▸ **AIM OF THE EXERCISE**
Pick out every line of the entries below where "this" occurs, and copy those lines.

Stored data:
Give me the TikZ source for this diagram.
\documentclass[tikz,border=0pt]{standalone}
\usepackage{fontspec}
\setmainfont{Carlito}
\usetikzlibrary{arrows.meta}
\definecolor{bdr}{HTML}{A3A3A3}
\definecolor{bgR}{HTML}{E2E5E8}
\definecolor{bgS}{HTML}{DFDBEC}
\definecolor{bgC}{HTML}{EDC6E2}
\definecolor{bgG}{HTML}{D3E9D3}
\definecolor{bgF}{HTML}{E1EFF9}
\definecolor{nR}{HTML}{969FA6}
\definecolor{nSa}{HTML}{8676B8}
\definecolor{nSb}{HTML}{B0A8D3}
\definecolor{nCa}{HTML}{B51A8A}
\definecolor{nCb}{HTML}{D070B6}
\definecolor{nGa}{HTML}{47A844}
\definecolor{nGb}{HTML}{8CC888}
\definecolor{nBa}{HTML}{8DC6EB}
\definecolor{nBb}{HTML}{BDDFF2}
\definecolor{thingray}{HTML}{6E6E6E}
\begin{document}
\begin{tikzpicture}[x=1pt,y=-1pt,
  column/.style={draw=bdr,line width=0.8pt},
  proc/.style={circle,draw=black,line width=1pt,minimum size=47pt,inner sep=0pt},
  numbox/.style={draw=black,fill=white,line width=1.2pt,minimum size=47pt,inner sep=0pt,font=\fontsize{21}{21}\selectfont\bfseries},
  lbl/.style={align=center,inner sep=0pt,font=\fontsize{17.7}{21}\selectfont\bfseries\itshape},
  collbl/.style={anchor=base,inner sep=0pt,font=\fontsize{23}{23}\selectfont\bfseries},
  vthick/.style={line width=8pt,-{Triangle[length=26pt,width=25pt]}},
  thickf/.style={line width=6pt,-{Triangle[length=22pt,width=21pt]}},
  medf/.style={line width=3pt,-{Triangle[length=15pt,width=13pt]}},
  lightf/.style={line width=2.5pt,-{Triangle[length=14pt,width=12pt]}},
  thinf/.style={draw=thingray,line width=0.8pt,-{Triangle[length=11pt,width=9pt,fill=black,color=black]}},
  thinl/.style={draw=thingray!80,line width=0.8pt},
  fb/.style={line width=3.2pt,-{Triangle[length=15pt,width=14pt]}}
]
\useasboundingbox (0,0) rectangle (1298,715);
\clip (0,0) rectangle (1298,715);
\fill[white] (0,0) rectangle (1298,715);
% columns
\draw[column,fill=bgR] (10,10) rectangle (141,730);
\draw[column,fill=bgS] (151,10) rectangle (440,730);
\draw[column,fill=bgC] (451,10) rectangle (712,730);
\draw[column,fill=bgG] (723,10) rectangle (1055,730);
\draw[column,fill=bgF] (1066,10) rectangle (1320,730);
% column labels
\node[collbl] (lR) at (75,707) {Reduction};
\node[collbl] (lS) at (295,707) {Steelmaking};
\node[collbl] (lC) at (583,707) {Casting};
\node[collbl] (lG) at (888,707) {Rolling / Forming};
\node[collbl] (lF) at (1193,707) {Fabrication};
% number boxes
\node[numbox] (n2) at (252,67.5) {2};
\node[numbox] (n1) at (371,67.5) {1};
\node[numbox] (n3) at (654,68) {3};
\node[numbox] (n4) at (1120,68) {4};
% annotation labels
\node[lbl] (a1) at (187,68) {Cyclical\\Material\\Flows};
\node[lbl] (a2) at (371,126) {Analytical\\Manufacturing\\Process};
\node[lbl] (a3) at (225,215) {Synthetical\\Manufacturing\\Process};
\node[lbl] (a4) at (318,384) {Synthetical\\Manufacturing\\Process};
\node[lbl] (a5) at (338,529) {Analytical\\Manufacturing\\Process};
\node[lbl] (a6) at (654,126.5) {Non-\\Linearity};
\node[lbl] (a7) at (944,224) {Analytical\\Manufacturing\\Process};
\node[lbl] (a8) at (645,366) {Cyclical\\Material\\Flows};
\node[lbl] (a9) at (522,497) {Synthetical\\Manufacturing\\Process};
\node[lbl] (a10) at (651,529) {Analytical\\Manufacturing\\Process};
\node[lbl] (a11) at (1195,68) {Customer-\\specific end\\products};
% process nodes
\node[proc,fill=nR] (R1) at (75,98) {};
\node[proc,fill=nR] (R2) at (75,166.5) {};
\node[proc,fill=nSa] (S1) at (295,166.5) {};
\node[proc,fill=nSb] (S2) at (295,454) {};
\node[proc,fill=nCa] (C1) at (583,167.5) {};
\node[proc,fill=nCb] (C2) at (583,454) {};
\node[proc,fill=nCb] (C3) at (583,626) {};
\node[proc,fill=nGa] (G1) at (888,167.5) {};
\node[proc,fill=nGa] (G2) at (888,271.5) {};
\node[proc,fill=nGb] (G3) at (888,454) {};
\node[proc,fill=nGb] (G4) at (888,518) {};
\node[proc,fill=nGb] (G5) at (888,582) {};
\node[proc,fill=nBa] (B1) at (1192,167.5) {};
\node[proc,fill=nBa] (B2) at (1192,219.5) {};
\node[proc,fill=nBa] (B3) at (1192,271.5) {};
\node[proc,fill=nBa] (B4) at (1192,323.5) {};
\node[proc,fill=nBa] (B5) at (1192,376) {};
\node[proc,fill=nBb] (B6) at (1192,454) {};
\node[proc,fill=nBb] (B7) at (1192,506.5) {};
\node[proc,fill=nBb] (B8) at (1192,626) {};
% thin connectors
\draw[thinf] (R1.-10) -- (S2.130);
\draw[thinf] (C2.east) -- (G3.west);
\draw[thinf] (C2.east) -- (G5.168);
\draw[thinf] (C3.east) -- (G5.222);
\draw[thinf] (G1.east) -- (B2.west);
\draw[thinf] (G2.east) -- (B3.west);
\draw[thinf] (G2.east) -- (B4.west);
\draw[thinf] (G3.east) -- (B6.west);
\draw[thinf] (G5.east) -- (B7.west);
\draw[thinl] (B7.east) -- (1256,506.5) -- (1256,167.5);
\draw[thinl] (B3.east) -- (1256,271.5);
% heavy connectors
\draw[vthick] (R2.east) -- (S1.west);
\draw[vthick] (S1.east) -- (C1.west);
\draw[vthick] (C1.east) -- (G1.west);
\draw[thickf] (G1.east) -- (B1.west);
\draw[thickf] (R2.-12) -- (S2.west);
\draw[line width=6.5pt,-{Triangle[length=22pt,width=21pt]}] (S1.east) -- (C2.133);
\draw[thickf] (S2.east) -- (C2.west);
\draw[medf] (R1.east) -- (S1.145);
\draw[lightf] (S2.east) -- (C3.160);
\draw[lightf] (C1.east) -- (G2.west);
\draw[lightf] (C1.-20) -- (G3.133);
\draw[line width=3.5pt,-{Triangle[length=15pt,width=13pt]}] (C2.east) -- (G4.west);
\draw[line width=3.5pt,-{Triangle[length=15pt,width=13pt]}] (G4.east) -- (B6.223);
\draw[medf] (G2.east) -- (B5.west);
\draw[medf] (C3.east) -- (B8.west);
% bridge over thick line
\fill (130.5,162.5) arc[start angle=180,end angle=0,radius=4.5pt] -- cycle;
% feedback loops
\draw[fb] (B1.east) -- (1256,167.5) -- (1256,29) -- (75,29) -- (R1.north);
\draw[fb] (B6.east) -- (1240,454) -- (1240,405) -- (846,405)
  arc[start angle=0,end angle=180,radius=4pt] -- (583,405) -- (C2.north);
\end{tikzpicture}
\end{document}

...

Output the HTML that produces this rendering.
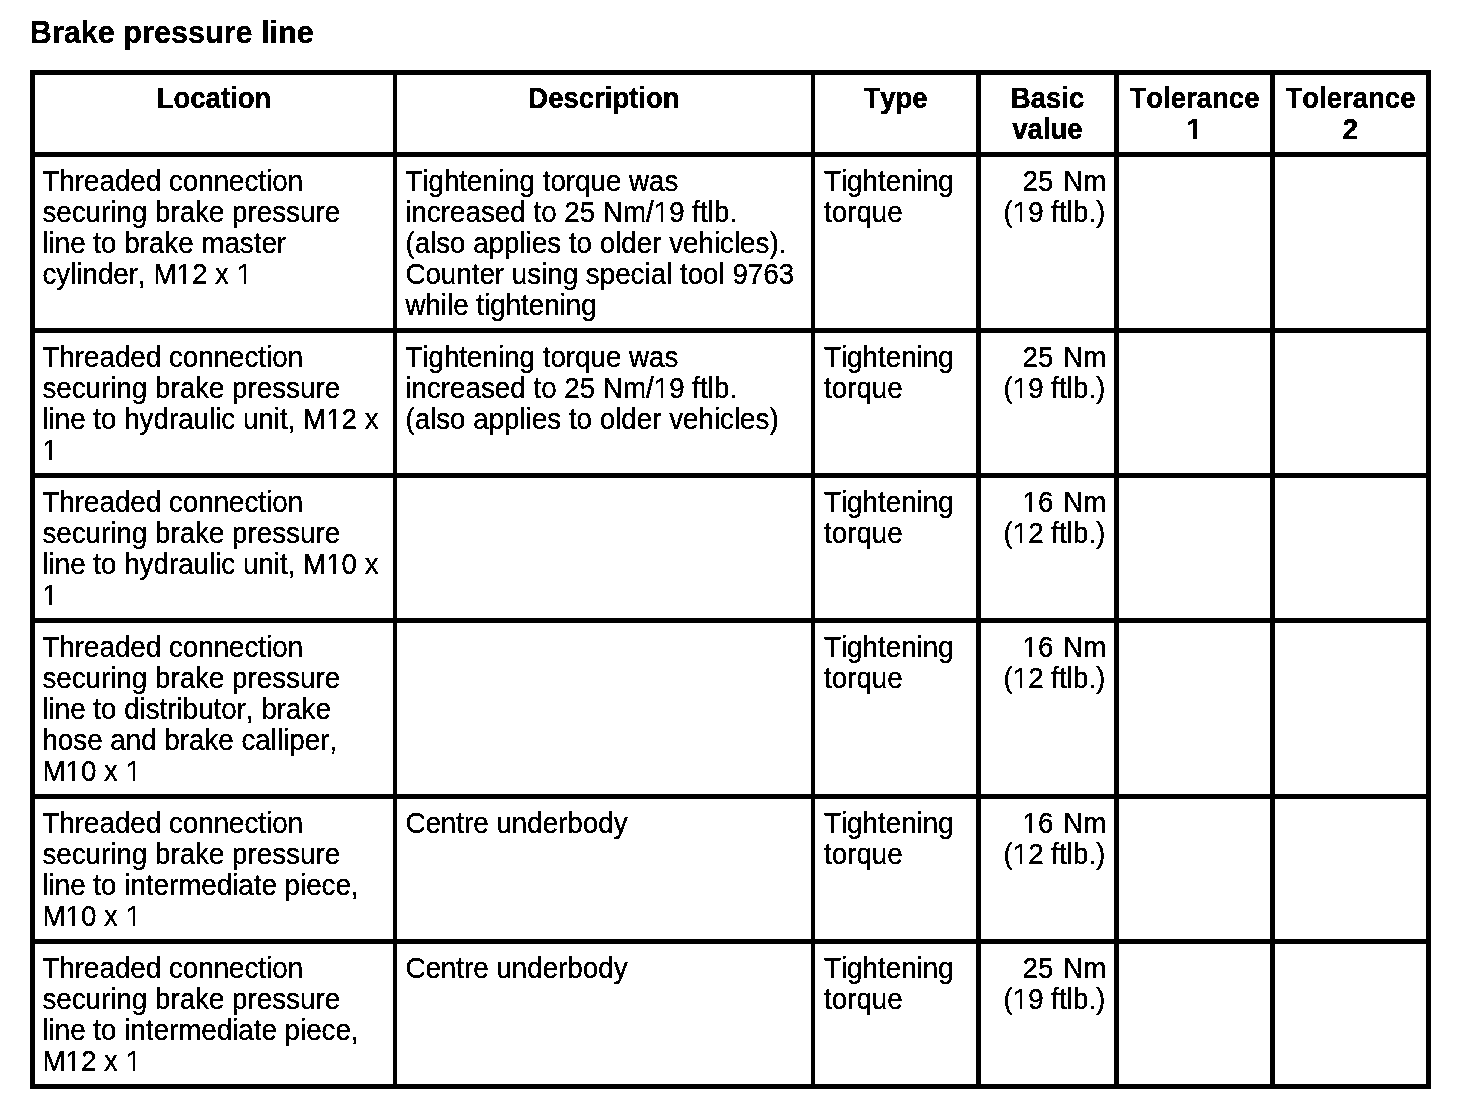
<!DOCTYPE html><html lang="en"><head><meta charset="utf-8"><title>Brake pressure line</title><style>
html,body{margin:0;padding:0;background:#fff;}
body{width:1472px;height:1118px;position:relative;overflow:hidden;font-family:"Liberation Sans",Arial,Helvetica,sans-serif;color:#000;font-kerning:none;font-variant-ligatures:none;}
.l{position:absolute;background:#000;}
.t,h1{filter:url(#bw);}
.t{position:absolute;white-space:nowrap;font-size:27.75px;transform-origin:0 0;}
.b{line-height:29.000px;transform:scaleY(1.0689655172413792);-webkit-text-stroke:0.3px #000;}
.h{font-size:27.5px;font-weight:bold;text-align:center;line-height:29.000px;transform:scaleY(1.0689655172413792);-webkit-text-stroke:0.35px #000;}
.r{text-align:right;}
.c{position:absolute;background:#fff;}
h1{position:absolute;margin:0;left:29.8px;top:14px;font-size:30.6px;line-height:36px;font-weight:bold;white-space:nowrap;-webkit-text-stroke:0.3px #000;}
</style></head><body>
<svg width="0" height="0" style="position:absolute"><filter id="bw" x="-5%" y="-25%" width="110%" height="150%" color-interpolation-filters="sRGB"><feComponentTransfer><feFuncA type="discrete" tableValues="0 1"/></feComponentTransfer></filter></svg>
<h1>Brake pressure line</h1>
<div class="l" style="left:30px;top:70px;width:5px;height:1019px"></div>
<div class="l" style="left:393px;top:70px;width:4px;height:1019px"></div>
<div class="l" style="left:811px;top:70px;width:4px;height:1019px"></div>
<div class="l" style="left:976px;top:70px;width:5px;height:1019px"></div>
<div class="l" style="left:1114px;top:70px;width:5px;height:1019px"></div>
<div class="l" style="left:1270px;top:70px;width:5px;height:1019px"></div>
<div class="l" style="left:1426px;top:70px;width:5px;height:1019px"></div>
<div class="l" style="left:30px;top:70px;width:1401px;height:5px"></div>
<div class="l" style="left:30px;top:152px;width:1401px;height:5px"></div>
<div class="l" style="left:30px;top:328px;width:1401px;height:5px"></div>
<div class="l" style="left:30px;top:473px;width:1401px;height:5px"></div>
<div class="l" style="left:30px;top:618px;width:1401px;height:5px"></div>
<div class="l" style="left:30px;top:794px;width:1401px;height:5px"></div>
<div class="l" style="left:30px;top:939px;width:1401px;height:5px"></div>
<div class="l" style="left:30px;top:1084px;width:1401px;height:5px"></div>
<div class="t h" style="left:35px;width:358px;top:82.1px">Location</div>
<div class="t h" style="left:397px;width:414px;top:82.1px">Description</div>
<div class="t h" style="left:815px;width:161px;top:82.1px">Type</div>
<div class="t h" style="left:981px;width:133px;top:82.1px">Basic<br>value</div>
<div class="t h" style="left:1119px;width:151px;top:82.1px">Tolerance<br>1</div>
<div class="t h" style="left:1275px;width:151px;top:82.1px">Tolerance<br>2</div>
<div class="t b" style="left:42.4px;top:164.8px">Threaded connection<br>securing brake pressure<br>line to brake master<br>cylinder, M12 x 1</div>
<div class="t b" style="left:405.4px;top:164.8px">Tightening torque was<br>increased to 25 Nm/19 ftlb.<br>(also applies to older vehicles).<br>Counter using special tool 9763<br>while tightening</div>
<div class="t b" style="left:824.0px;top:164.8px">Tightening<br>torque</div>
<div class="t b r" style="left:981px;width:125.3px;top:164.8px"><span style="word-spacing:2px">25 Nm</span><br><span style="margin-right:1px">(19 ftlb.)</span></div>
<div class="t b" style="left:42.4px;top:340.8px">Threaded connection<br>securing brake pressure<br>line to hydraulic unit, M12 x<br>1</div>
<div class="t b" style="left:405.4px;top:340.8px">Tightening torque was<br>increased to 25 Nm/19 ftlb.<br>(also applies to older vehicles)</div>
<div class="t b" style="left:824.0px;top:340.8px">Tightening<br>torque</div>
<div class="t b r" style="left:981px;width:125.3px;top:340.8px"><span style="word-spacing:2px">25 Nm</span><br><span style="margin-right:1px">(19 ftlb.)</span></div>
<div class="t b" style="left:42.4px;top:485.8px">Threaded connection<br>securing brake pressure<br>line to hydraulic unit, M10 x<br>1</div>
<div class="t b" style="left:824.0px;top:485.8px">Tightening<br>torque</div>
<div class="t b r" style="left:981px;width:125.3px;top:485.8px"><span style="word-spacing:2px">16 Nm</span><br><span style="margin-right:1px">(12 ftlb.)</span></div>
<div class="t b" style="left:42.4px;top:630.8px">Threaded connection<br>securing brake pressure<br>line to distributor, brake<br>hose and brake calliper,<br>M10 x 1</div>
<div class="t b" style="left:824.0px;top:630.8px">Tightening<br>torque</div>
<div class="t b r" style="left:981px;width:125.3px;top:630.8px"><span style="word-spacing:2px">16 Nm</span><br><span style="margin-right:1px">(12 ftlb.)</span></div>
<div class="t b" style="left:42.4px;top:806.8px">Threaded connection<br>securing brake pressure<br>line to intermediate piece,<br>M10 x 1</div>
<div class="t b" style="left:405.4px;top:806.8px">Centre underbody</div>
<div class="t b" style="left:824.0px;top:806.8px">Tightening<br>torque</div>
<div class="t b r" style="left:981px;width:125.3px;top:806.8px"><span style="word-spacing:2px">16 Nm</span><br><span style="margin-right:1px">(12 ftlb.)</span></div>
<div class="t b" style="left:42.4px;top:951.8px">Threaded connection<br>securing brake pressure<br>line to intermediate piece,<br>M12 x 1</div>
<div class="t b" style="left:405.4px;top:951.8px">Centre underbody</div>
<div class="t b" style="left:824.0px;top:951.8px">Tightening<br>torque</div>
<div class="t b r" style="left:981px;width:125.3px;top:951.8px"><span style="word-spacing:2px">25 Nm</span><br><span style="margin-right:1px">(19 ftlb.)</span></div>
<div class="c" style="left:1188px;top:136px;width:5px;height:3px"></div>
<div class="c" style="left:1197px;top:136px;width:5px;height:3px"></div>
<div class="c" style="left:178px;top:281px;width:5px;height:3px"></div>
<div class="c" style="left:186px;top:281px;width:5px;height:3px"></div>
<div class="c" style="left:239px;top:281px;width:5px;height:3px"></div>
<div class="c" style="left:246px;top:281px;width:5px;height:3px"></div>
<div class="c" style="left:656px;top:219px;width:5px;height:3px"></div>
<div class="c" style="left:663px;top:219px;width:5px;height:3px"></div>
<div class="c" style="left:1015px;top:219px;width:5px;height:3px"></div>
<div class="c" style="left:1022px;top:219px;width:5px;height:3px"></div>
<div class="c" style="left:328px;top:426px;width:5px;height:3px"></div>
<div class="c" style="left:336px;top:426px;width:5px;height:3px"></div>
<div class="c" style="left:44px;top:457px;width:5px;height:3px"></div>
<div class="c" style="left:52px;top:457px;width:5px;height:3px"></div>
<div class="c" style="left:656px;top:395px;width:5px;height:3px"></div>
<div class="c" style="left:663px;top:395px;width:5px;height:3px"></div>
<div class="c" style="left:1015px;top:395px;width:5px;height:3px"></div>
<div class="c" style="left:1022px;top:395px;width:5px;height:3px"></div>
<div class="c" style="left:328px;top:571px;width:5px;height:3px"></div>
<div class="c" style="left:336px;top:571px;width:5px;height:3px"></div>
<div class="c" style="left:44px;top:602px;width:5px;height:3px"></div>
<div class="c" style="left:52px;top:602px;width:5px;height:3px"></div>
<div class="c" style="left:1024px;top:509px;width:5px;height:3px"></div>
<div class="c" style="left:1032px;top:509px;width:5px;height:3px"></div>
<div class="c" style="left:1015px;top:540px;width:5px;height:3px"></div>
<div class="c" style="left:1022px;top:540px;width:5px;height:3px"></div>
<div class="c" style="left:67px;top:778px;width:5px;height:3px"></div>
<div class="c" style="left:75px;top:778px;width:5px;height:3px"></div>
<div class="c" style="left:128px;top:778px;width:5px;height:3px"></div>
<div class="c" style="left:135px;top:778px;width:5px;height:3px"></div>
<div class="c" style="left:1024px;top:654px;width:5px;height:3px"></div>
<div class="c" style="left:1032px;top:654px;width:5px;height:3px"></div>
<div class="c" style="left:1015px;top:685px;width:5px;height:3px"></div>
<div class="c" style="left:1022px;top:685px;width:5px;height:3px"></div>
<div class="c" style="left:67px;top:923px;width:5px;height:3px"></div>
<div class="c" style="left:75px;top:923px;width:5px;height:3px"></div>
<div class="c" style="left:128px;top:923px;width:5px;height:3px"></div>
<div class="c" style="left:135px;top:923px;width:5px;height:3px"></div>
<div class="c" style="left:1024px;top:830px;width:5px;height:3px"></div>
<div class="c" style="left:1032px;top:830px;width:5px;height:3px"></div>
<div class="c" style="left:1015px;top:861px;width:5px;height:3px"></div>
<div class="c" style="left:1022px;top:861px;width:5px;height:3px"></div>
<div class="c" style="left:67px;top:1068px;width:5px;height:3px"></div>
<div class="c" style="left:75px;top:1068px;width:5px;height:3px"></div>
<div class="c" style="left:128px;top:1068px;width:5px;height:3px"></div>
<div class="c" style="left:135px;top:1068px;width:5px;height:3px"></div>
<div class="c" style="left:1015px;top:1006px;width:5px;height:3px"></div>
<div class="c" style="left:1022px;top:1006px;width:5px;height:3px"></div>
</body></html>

▸ **FULL SOLUTION**
Give me the TikZ source for this diagram.
Output the HTML that produces this rendering.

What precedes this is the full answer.